Maybe You Should Have Hired a Lawyer
The Court of Appeals of Tennessee at Nashville decided Ueber v. Ueber at the beginning of 2019. Ronna Lynn Ueber had legal counsel during her divorce trial ending her marriage with Anthony James Ueber. The trial court granted the divorce in April 2018.
In June of 2018, the attorneys representing Ronna during the divorce moved to withdraw as her lawyers for failing to pay them. Additionally, the attorneys sought the court’s permission to apply funds already in hand to outstanding invoices and expenses. Also, the lawyers requested a money judgment for the balance of unpaid attorneys’ fees.
Meanwhile, the plaintiff expressed displeasure with the court’s ruling in her divorce and sought a reversal of particular aspects of the divorce decree.
When her attorneys decided to go after her for legal fees, Ronna chose to represent herself. As part of court proceedings, she attempted to enter exhibits into evidence. At one point, the judge asked her a question pertaining to the rules of evidence. The plaintiff admitted that she was not familiar with the rule.
The trial court responded to the acknowledgment by stating that “Then maybe you should have hired a lawyer to represent you.” Ronna found the judge’s admonishment offensive and argued that it showed the court had a “profound lack of patience” and an “extreme bias” towards her.
Ultimately, the trial court granted Ronna’s former attorneys unpaid legal fees in the amount of nearly $102K. Ronna filed a motion for the court’s recusal a couple of months after the recusal hearing.

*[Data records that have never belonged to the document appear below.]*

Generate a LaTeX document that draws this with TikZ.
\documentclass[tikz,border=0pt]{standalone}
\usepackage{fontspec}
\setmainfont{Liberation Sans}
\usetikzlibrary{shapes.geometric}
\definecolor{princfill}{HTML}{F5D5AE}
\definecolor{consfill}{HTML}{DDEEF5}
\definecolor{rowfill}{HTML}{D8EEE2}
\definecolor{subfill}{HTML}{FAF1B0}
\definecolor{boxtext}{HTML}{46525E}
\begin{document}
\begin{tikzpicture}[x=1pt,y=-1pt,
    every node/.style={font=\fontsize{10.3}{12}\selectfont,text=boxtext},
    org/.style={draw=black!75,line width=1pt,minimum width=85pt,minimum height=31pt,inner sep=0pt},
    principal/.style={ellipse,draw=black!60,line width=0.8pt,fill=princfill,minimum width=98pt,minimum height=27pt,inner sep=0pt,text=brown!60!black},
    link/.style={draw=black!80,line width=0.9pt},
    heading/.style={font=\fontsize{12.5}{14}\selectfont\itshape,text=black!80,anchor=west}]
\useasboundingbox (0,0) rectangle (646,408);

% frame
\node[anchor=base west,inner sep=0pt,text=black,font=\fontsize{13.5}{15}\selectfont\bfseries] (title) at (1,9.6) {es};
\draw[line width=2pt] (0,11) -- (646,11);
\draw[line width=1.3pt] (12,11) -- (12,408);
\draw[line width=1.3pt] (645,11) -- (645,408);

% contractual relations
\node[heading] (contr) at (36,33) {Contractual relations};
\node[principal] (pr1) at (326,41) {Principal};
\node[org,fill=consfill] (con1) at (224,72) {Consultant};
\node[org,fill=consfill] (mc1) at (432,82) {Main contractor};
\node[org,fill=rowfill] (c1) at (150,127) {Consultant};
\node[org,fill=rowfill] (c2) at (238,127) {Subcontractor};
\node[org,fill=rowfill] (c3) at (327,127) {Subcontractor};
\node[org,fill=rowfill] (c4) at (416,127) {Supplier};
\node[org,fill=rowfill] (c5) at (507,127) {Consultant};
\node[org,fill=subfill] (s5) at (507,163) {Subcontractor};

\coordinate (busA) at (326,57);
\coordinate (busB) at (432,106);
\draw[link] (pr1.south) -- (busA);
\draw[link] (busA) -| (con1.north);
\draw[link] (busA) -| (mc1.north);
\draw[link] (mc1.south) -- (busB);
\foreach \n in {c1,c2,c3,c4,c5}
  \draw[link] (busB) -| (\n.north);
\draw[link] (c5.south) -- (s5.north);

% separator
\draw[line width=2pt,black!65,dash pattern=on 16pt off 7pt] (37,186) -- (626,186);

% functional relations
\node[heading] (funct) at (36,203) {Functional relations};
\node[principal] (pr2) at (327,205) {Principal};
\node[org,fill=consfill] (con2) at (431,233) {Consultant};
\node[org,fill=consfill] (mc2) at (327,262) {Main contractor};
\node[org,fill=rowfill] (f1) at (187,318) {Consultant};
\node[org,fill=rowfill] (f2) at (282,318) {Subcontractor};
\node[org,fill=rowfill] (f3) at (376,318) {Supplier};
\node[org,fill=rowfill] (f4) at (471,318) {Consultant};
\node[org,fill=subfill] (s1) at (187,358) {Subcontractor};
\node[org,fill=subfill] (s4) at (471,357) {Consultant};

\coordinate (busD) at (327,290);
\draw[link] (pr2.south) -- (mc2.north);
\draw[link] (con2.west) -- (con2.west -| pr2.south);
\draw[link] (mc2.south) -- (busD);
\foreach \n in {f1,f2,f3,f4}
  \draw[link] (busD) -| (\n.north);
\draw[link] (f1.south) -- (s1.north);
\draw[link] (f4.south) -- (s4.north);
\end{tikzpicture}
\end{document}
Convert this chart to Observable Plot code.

Trial Court Denied Recusal
Rona’s request for the court’s recusal focused on six issues as follows:
Loss of impartiality
Violation of plaintiffs constitutionally guaranteed rights, including due process which includes a right to be heard, a right to present evidence, and a right to witness testimony, a right to sufficiency of process
Use of threat of force, oppression under color of law to deprive plaintiff’s rights and privileges secured by the Constitution of the United States
Violation of Judicial Canons
As far as Ronna was concerned, the trial court treated her in an intimidating matter. Also, Ronna expressed discontent that the court failed to report what she viewed as her former attorney’s misconduct. Among other things, she accused the judge of “practicing law from the bench” and showing bias against her because she decided to represent herself.
The trial court denied recusal and in doing so pointed out that Ronna offered no proof supporting her allegations. Instead, it seemed that the real basis for the recusal motion was just that Ronna didn’t like the court’s ruling.
When the plaintiff appealed, the Court of Appeals affirmed the trial court’s decision. One of the key issues involved whether the judge exhibited bias or prejudice towards the wife. Ronna seemed to think this was the case when the court suggested she needed a lawyer.
In citing prior case law, the Court of Appeals that “To merit disqualification, the prejudice must be of a personal character, directed at the litigant, and stem from an extrajudicial source resulting in an opinion on the merits on some basis other than what the judge learned from participation in the case.”
The fact that Ronna did not like the judge’s prior rulings did not establish bias. The Court of Appeals reviewed the lower court’s record of the case. It appeared that the trial court’s statements were taken out of context and were made after several warnings to the plaintiff. The fact that the judge was irritated or exasperated did not constitute a reason for recusal.